What you should do:
List every line below containing "matplotlib".

Dataset section:
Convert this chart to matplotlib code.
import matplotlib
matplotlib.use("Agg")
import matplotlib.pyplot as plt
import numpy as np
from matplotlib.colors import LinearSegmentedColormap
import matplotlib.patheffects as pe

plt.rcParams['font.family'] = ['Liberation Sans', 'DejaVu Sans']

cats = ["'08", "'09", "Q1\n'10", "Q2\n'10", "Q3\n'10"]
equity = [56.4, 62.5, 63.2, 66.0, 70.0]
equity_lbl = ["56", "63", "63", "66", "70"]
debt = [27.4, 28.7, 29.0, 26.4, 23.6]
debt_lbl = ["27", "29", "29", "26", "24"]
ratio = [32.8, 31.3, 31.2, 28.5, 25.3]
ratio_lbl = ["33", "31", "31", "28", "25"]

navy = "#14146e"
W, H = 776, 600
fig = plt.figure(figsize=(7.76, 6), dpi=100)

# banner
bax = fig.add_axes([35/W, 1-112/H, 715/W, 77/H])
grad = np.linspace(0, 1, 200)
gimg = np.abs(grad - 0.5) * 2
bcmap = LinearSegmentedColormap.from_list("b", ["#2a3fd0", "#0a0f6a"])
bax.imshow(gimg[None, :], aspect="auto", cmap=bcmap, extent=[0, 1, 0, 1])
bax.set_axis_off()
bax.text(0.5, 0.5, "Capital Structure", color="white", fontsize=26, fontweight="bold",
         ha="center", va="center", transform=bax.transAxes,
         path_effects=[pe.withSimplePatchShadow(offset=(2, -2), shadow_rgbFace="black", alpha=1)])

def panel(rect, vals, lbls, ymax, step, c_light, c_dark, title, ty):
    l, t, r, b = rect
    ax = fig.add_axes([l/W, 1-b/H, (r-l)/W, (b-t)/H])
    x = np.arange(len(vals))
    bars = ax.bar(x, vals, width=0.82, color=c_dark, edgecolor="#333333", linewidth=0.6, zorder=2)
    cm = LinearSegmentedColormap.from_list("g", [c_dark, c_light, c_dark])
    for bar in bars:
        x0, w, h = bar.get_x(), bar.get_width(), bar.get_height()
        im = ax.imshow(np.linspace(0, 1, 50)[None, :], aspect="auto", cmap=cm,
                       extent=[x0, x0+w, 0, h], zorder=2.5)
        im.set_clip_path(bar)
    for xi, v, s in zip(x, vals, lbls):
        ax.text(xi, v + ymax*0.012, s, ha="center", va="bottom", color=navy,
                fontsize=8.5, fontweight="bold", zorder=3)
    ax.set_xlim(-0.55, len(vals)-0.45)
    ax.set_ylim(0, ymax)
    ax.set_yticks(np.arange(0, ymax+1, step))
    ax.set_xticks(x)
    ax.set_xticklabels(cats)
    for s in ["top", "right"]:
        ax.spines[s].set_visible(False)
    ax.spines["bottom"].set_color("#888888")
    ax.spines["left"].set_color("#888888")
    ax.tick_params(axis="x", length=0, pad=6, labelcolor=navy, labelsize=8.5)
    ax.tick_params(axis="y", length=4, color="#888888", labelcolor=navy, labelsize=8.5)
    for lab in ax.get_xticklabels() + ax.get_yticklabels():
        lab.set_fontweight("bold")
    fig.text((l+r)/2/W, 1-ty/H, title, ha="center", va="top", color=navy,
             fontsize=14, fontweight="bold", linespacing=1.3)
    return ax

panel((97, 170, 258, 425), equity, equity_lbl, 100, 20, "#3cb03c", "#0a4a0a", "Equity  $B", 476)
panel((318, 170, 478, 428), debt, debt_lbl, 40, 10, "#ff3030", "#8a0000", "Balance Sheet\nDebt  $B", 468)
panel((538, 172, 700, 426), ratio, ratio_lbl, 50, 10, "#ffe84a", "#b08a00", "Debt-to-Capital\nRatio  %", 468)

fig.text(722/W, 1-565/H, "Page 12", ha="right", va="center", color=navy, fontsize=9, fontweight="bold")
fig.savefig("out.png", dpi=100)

Exercise solution:
Convert this chart to matplotlib code.
import matplotlib
matplotlib.use("Agg")
import matplotlib.pyplot as plt
from matplotlib.colors import LinearSegmentedColormap
import matplotlib.patheffects as pe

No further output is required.